Sócrates, consciente de no saber, para
comprobar la afirmación de la pitonisa de que no había nadie más sabio que él,
examina los distintos saberes que se encuentra: el de los que se creen sabios,
los sofistas, la de los poetas inspirados y el de los artesanos. Y su ignorancia
nacida de esa clara noción de sabiduría le permite encontrar las preguntas
adecuadas para examinar el saber del que hacen gala los tenidos por sabios.
Y encuentra que saber de los sofistas es
mera presunción.
Se trata de un discurso levantado sin fundamento que no puede dar cuenta de él.
Los poetas dicen algunas cosas realmente
bellas y verdaderas, pero éstas no proceden de la sabiduría alcanzada por
ellos, sino de la divinidad; animados por las dotes que en sí mismos ven, se
creen sabios y capacitados para hablar de todo, pero en realidad no entienden
ni aquello que han dicho bajo inspiración. En cuanto a los artesanos, su saber se
ve oscurecido al creerse capacitados para hablar de cosas que iban más allá de
su oficio.
La asunción de nuestro radical no-saber
nos abre dos posibilidades:
a) la investigación sin término de la realidad para ir conquistando
parcelas de saber
b) y la de escucha y contemplación de la realidad, haciéndole espacio para que se manifieste en nosotros.

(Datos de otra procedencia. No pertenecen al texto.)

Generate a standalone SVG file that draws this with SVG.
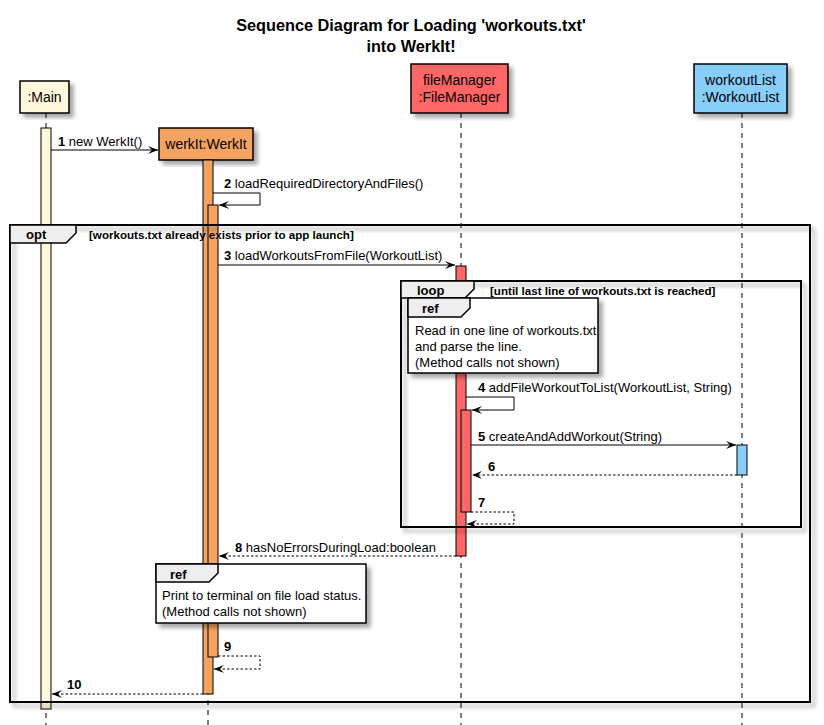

Ambas posibilidades son compatibles. Y
ambas nos muestran nuestra pertenencia a esa divinidad a la aspiramos y para la
que estamos hechos.
Es lo que nos decía San Agustín en Las
Confesiones: “nos has hecho para Vos y nuestro corazón está inquieto hasta que
descanse en Vos”.
[1]
RUSSELL, Bertrand. La perspectiva científica, 9. Barcelona, 1969.
[2] Es decir, toda los peces
que sacasen en un vez que echasen la red al agua.
[3] Un banquillo de oro con
tres pies.
[4] Diógenes Laercio. Vidas de
filósofos ilustres. (Tr. De J. Ortiz y Sainz), pg.12. Barcelona, 1986.